What Is the Doctrine of Laches?

The doctrine of laches is a legal principle rooted in fairness rather than rigid timelines. In simple terms, it allows courts to deny a claim when someone waits an unreasonably long time to assert a legal right and that delay unfairly harms the opposing party.

Unlike statutes of limitations, which impose strict deadlines, laches is discretionary. Courts look at context, asking whether the delay was unreasonable and whether it caused prejudice such as lost evidence, faded memories, or an inability to fairly defend against the claim.

The underlying goal is efficiency and equity. Courts want disputes raised while facts are still fresh and before delay itself becomes an injustice.


Why Laches Is Especially Harmful for Pro Se Prisoners

For incarcerated individuals representing themselves (pro se), laches can be a devastating procedural obstacle.

Prisoners face structural barriers that make “timely” legal action far more difficult than it is for represented litigants, including:

  • Limited or inconsistent access to law libraries
  • Delayed or missing legal mail
  • Lockdowns, transfers, or segregation
  • Lack of formal legal training
  • Restricted access to records and transcripts

Despite these realities, courts often evaluate delay without fully accounting for incarceration-related constraints. A prisoner must show not only that they acted diligently, but that any delay was reasonable under circumstances they may struggle to document or explain.


The Legal Complexity Behind Laches Arguments

Challenging laches requires nuanced legal argumentation. Courts typically analyze two key elements:

  1. Unreasonable delay: whether the claimant waited too long to bring the issue
  2. Prejudice: whether that delay caused concrete harm to the opposing party

Attorneys are trained to frame timelines, contextualize delay, and rebut claims of prejudice. Pro se prisoners must do this alone, often without access to case law, procedural rules, or prior filings that would support their position.

The result is a steep imbalance: the state appears with legal counsel and institutional knowledge, while incarcerated individuals must navigate complex doctrine with limited tools.


When Delay Isn’t a Choice

In many post-conviction cases, delay is not strategic. It is structural.

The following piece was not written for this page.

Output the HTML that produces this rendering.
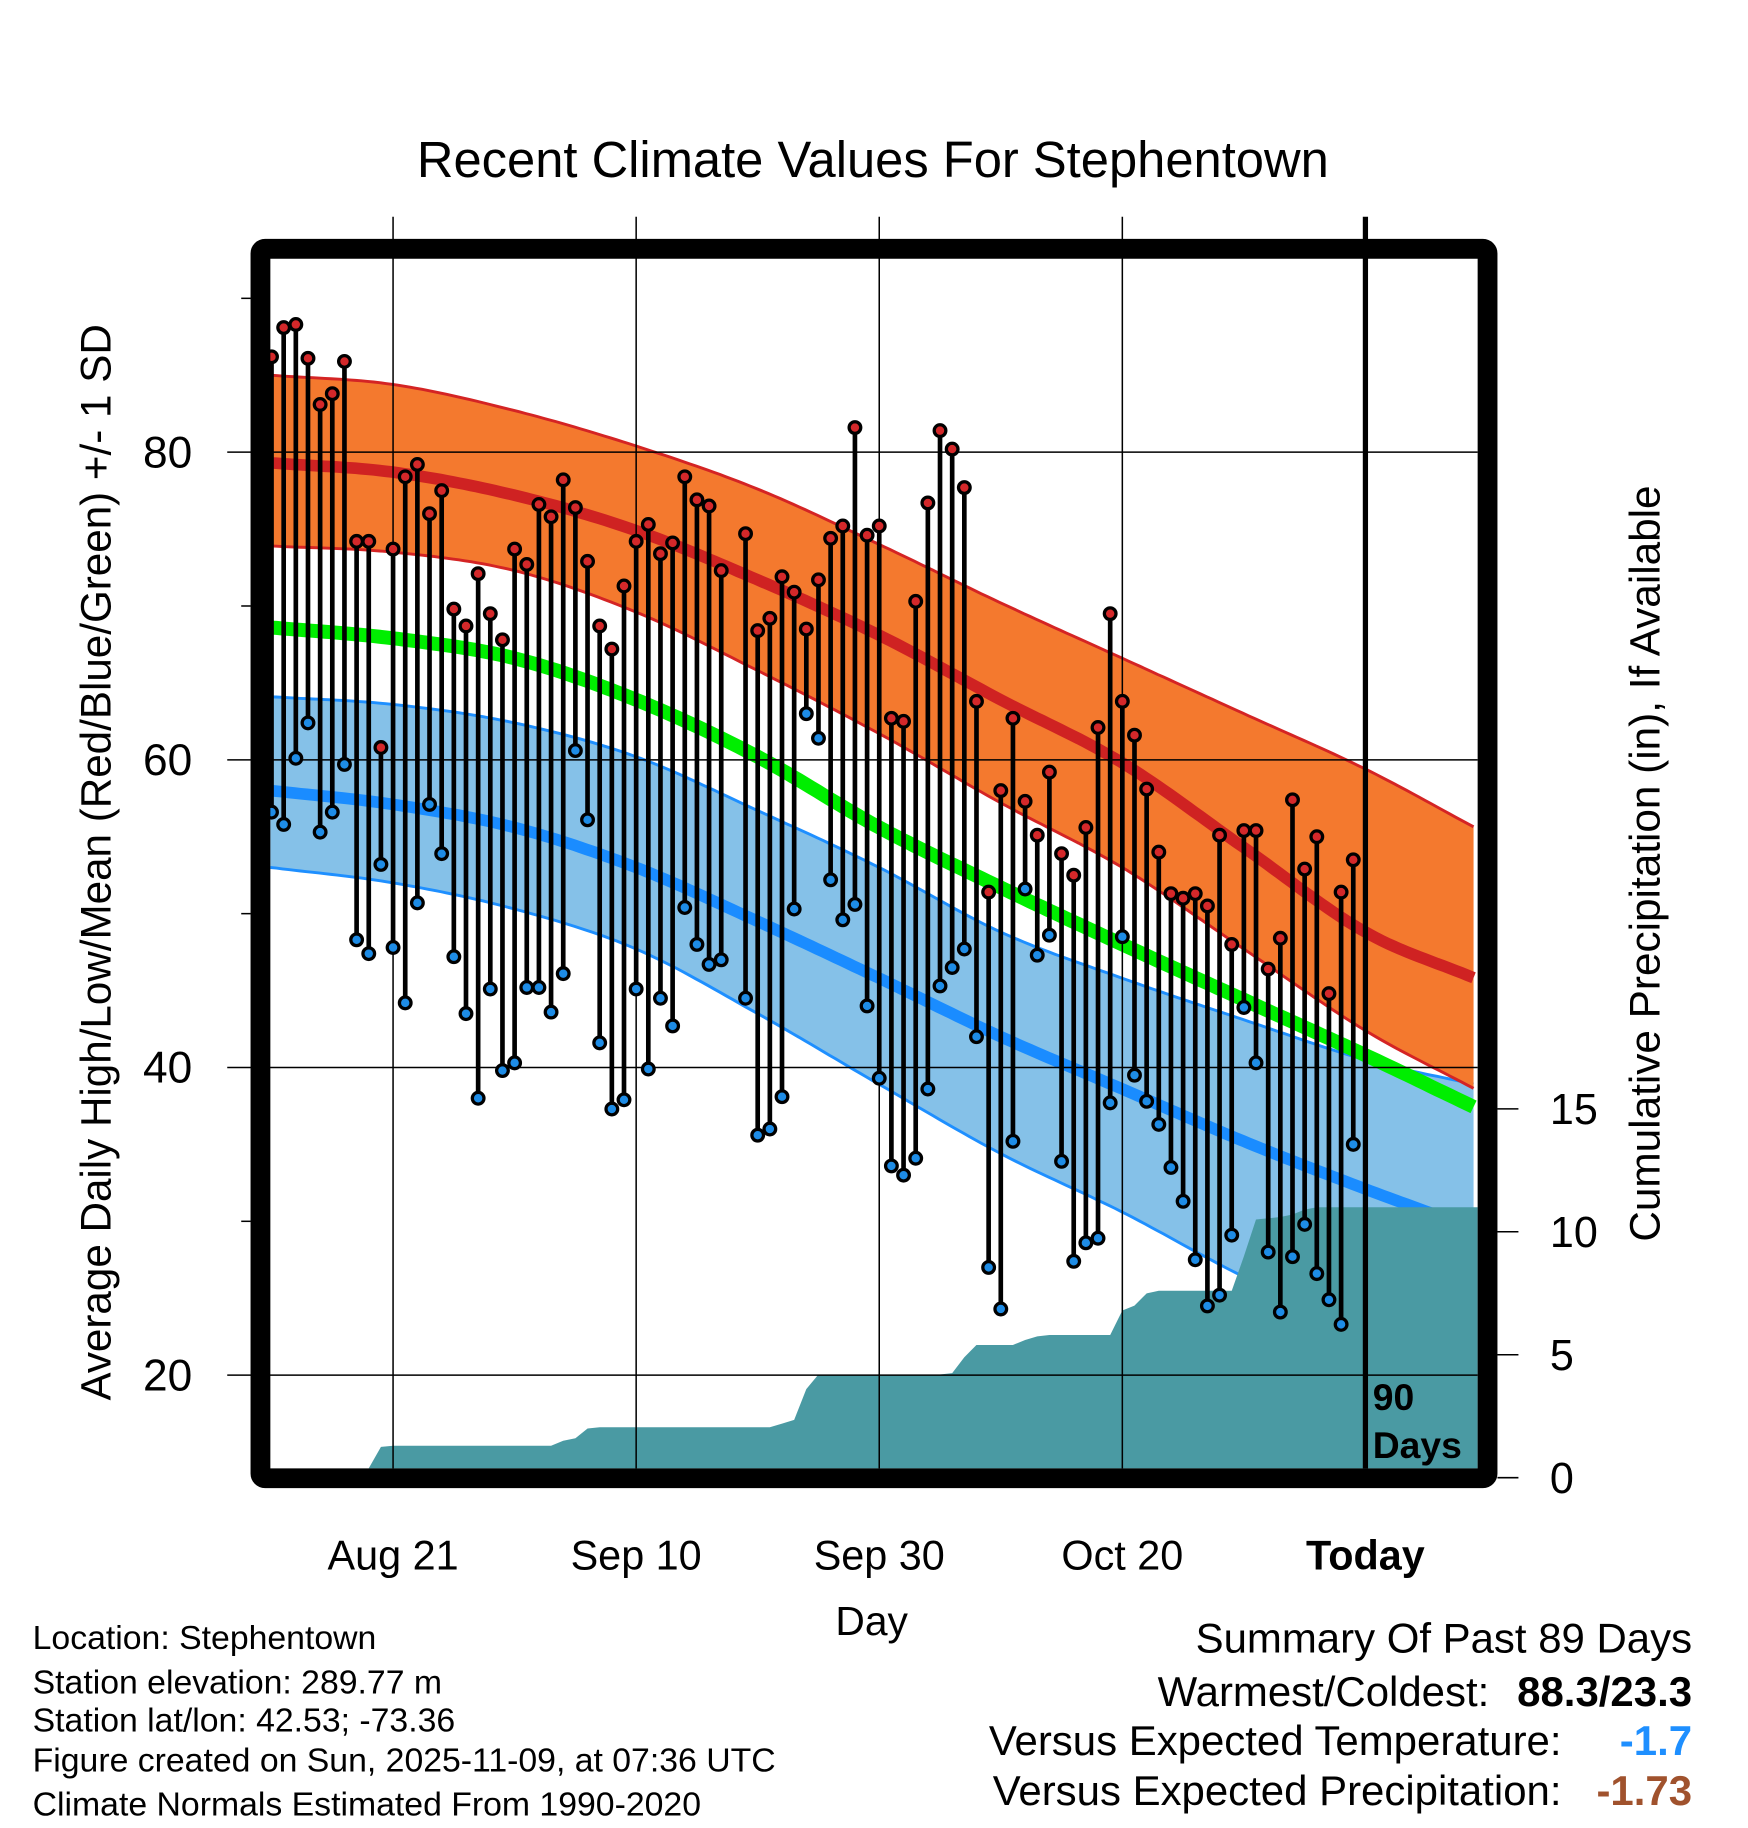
<!DOCTYPE html>
<html><head><meta charset="utf-8">
<style>
html,body{margin:0;padding:0;background:#fff;}
svg{display:block;font-family:"Liberation Sans",Arial,sans-serif;}
</style></head>
<body>
<svg id="chart" width="1748" height="1828" viewBox="0 0 1500 1568.6" preserveAspectRatio="none" xmlns="http://www.w3.org/2000/svg">
<rect x="0" y="0" width="1500" height="1568.6" fill="#fff"/>
<text x="749" y="152" font-size="43.5" text-anchor="middle">Recent Climate Values For Stephentown</text>
<g id="bands"></g>
<g id="precip"></g>
<g id="grid"></g>
<g id="stems"></g>
<g id="frame"></g>
<g id="axes"></g>
<text transform="translate(95,740) rotate(-90)" font-size="36.2" text-anchor="middle">Average Daily High/Low/Mean (Red/Blue/Green) +/- 1 SD</text>
<text transform="translate(1424,741) rotate(-90)" font-size="36.3" text-anchor="middle">Cumulative Precipitation (in), If Available</text>
<text x="748" y="1403" font-size="35" text-anchor="middle">Day</text>
<text x="1178" y="1210" font-size="32" font-weight="bold">90</text>
<text x="1178" y="1251" font-size="32" font-weight="bold">Days</text>
<g font-size="29">
<text x="28" y="1415">Location: Stephentown</text>
<text x="28" y="1453">Station elevation: 289.77 m</text>
<text x="28" y="1486">Station lat/lon: 42.53; -73.36</text>
<text x="28" y="1520">Figure created on Sun, 2025-11-09, at 07:36 UTC</text>
<text x="28" y="1558">Climate Normals Estimated From 1990-2020</text>
</g>
<g font-size="36">
<text x="1452" y="1418" text-anchor="end">Summary Of Past 89 Days</text>
<text x="1278" y="1464" text-anchor="end">Warmest/Coldest:</text>
<text x="1452" y="1464" text-anchor="end" font-weight="bold">88.3/23.3</text>
<text x="1340" y="1506" text-anchor="end">Versus Expected Temperature:</text>
<text x="1452" y="1506" text-anchor="end" font-weight="bold" fill="#1e8fff">-1.7</text>
<text x="1340" y="1549" text-anchor="end">Versus Expected Precipitation:</text>
<text x="1452" y="1549" text-anchor="end" font-weight="bold" fill="#a0522d">-1.73</text>
</g>
</svg>
<script>
// ---- data ----
var highs = [86.2,88.1,88.3,86.1,83.1,83.8,85.9,74.2,74.2,60.8,73.7,78.4,79.2,76.0,77.5,69.8,68.7,72.1,69.5,67.8,73.7,72.7,76.6,75.8,78.2,76.4,72.9,68.7,67.2,71.3,74.2,75.3,73.4,74.1,78.4,76.9,76.5,72.3,null,74.7,68.4,69.2,71.9,70.9,68.5,71.7,74.4,75.2,81.6,74.6,75.2,62.7,62.5,70.3,76.7,81.4,80.2,77.7,63.8,51.4,58.0,62.7,57.3,55.1,59.2,53.9,52.5,55.6,62.1,69.5,63.8,61.6,58.1,54.0,51.3,51.0,51.3,50.5,55.1,48.0,55.4,55.4,46.4,48.4,57.4,52.9,55.0,44.8,51.4,53.5];
var lows = [56.6,55.8,60.1,62.4,55.3,56.6,59.7,48.3,47.4,53.2,47.8,44.2,50.7,57.1,53.9,47.2,43.5,38.0,45.1,39.8,40.3,45.2,45.2,43.6,46.1,60.6,56.1,41.6,37.3,37.9,45.1,39.9,44.5,42.7,50.4,48.0,46.7,47.0,null,44.5,35.6,36.0,38.1,50.3,63.0,61.4,52.2,49.6,50.6,44.0,39.3,33.6,33.0,34.1,38.6,45.3,46.5,47.7,42.0,27.0,24.3,35.2,51.6,47.3,48.6,33.9,27.4,28.6,28.9,37.7,48.5,39.5,37.8,36.3,33.5,31.3,27.5,24.5,25.2,29.1,43.9,40.3,28.0,24.1,27.7,29.8,26.6,24.9,23.3,35.0];
var precip = [0,0,0,0,0,0,0,0,0,1.25,1.3,1.3,1.3,1.3,1.3,1.3,1.3,1.3,1.3,1.3,1.3,1.3,1.3,1.3,1.5,1.6,2.0,2.05,2.05,2.05,2.05,2.05,2.05,2.05,2.05,2.05,2.05,2.05,2.05,2.05,2.05,2.05,2.2,2.35,3.6,4.2,4.2,4.2,4.2,4.2,4.2,4.2,4.2,4.2,4.2,4.2,4.25,4.9,5.4,5.4,5.4,5.4,5.6,5.75,5.8,5.8,5.8,5.8,5.8,5.8,6.8,7.0,7.5,7.6,7.6,7.6,7.6,7.6,7.6,7.6,9.0,10.5,10.55,10.6,10.7,10.9,11.0,11.0,11.0,11.0];
var normDays = [0,10,20,30,40,50,60,70,80,90,99];
var normHighUpper = [85.0,84.4,82.7,80.4,77.6,74.0,70.2,66.6,63.0,59.4,55.6];
var normHigh = [79.3,78.7,77.2,74.9,71.7,68.1,63.9,59.8,54.3,48.8,45.8];
var normHighLower = [73.9,73.5,72.3,69.6,65.8,61.7,57.2,53.0,47.7,42.4,38.6];
var normMean = [68.6,67.9,66.6,63.9,60.2,55.6,51.7,48.0,44.4,40.8,37.4];
var normLowUpper = [64.1,63.6,62.4,60.2,56.7,53.0,48.8,45.8,43.1,40.5,38.9];
var normLow = [58.0,57.1,55.6,53.0,49.5,45.8,42.0,38.6,35.2,32.1,29.5];
var normLowLower = [53.0,52.0,50.3,47.7,43.5,38.9,34.4,30.6,26.4,23.0,20.0];
var yTicks = [20,40,60,80];
var yMinorTicks = [30,50,70,90];
var xTickDays = [10,30,50,70,90];
var xTickLabels = ["Aug 21","Sep 10","Sep 30","Oct 20","Today"];
var pTicks = [0,5,10,15];

// ---- scales ----
var PL=232, PR=1268, PT=222, PB=1260;
function X(d){ return 233 + 10.43*d; }
function Y(t){ return 652 - (t-60)*13.2; }
function P(p){ return 1268 - p*21.1; }
var NS="http://www.w3.org/2000/svg";
function mk(tag, attrs, parent){ var e=document.createElementNS(NS,tag); for(var k in attrs) e.setAttribute(k,attrs[k]); parent.appendChild(e); return e; }
function interp(arr, d){
  var n=normDays.length;
  function tan(i){
    if(i<=0) return (arr[1]-arr[0])/(normDays[1]-normDays[0]);
    if(i>=n-1) return (arr[n-1]-arr[n-2])/(normDays[n-1]-normDays[n-2]);
    return (arr[i+1]-arr[i-1])/(normDays[i+1]-normDays[i-1]);
  }
  for(var i=0;i<n-1;i++){
    if(d<=normDays[i+1]){
      var h=normDays[i+1]-normDays[i], t=(d-normDays[i])/h;
      var t2=t*t, t3=t2*t;
      return (2*t3-3*t2+1)*arr[i]+(t3-2*t2+t)*h*tan(i)+(-2*t3+3*t2)*arr[i+1]+(t3-t2)*h*tan(i+1);
    }
  }
  return arr[n-1];
}
var dEnd = (PR-233)/10.43;
function linePts(arr){ var pts=[]; for(var d=-0.1; d<=dEnd; d+=0.5){ pts.push([Math.max(X(d),PL), Y(interp(arr,Math.max(d,0)))]); } return pts; }
function pstr(pts){ return pts.map(function(p){return p[0].toFixed(1)+","+p[1].toFixed(1);}).join(" "); }

var bands=document.getElementById('bands');
function band(up, lo, fill, edge, name){
  var a=linePts(up), b=linePts(lo).reverse();
  var poly=mk('polygon',{points:pstr(a.concat(b)),fill:fill,stroke:'none'},bands);
  
  
  var e1=mk('polyline',{points:pstr(a),fill:'none',stroke:edge,'stroke-width':2.5},bands);
  
  
  var e2=mk('polyline',{points:pstr(linePts(lo)),fill:'none',stroke:edge,'stroke-width':2.5},bands);
  
  
}
function line(arr, color, w, name){
  var l=mk('polyline',{points:pstr(linePts(arr)),fill:'none',stroke:color,'stroke-width':w},bands);
  
  
}
band(normLowUpper, normLowLower, '#85c1e8', '#1e8fff', 'low-sd-band');
line(normLow, '#1a8cff', 10, 'normal-low-line');
line(normMean, '#00ee00', 12, 'normal-mean-line');
band(normHighUpper, normHighLower, '#f4792e', '#d42424', 'high-sd-band');
line(normHigh, '#cf2222', 10, 'normal-high-line');

// precip area
var pg=document.getElementById('precip');
var pp=[[PL,PB]];
for(var i=0;i<precip.length;i++){ pp.push([X(i), Math.min(P(precip[i]),PB)]); }
pp.push([PR, Math.min(P(precip[precip.length-1]),PB)]);
pp.push([PR,PB]);
var parea=mk('polygon',{points:pstr(pp),fill:'#4a9aa3'},pg);



// grid
var grid=document.getElementById('grid');
yTicks.forEach(function(t){
  var g=mk('line',{x1:195,x2:PR,y1:Y(t),y2:Y(t),stroke:'#000','stroke-width':1.3},grid);
  
  
});
xTickDays.forEach(function(d,i){
  var today = xTickLabels[i]==='Today';
  var g=mk('line',{x1:X(d),x2:X(d),y1:186,y2:PB,stroke:'#000','stroke-width':today?4.5:1.3},grid);
  
  
});

// stems + points
var sg=document.getElementById('stems');
for(var i=0;i<highs.length;i++){
  if(highs[i]===null) continue;
  var s=mk('line',{x1:X(i),x2:X(i),y1:Y(highs[i]),y2:Y(lows[i]),stroke:'#000','stroke-width':4},sg);
  
  
}
for(var i=0;i<highs.length;i++){
  if(highs[i]===null) continue;
  var h=mk('circle',{cx:X(i),cy:Y(highs[i]),r:5,fill:'#d4282a',stroke:'#000','stroke-width':2.8},sg);
  
  
  var l=mk('circle',{cx:X(i),cy:Y(lows[i]),r:5,fill:'#1e8ce6',stroke:'#000','stroke-width':2.8},sg);
  
  
}

// frame
var fr=mk('rect',{x:223.5,y:213.5,width:1053,height:1055,rx:4,fill:'none',stroke:'#000','stroke-width':17},document.getElementById('frame'));



// axes
var ax=document.getElementById('axes');
yTicks.forEach(function(t){
  var tx=mk('text',{x:165,y:Y(t)+13,'font-size':38,'text-anchor':'end'},ax);
  tx.textContent=t;
  
  
});
yMinorTicks.forEach(function(t){
  var m=mk('line',{x1:207,x2:215,y1:Y(t),y2:Y(t),stroke:'#000','stroke-width':1.3},ax);
  
  
});
xTickDays.forEach(function(d,i){
  var tx=mk('text',{x:X(d),y:1347,'font-size':35.5,'text-anchor':'middle'},ax);
  if(xTickLabels[i]==='Today') tx.setAttribute('font-weight','bold');
  tx.textContent=xTickLabels[i];
  
  
});
pTicks.forEach(function(p){
  var t=mk('line',{x1:1285,x2:1303,y1:P(p),y2:P(p),stroke:'#000','stroke-width':1.3},ax);
  
  
  var tx=mk('text',{x:1330,y:P(p)+13,'font-size':37},ax);
  tx.textContent=p;
  
  
});
</script>
</body></html>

A prisoner seeking relief may spend months or years attempting to:

  • Obtain trial transcripts
  • Learn applicable filing rules
  • Understand new legal developments
  • Access basic legal assistance

Yet laches allows the state to argue that time alone invalidates the claim, even when delay results from the very conditions of incarceration.

In this way, laches can function less as a fairness doctrine and more as a procedural gatekeeping mechanism that disproportionately affects the most vulnerable litigants.


Laches as a Systemic Barrier

While laches is intended to prevent unfairness, its application often deepens existing inequities.

For pro se prisoners, the doctrine can:

  • Punish people for barriers beyond their control
  • Reward institutional delay while penalizing individual delay
  • Shut the courthouse door without reaching the merits of a claim

When courts fail to meaningfully account for incarceration-related constraints, laches risks becoming a tool of exclusion rather than equity.


Why Understanding Laches Matters

Understanding how laches operates reveals a broader truth about access to justice: procedural doctrines are not neutral in practice.

For people without legal representation, especially those behind bars, rules designed to promote fairness can instead magnify inequality. Recognizing this tension is critical for judges, advocates, and policymakers who claim to value due process and meaningful access to courts.

Justice delayed should not automatically become justice denied—especially when delay is imposed by the system itself.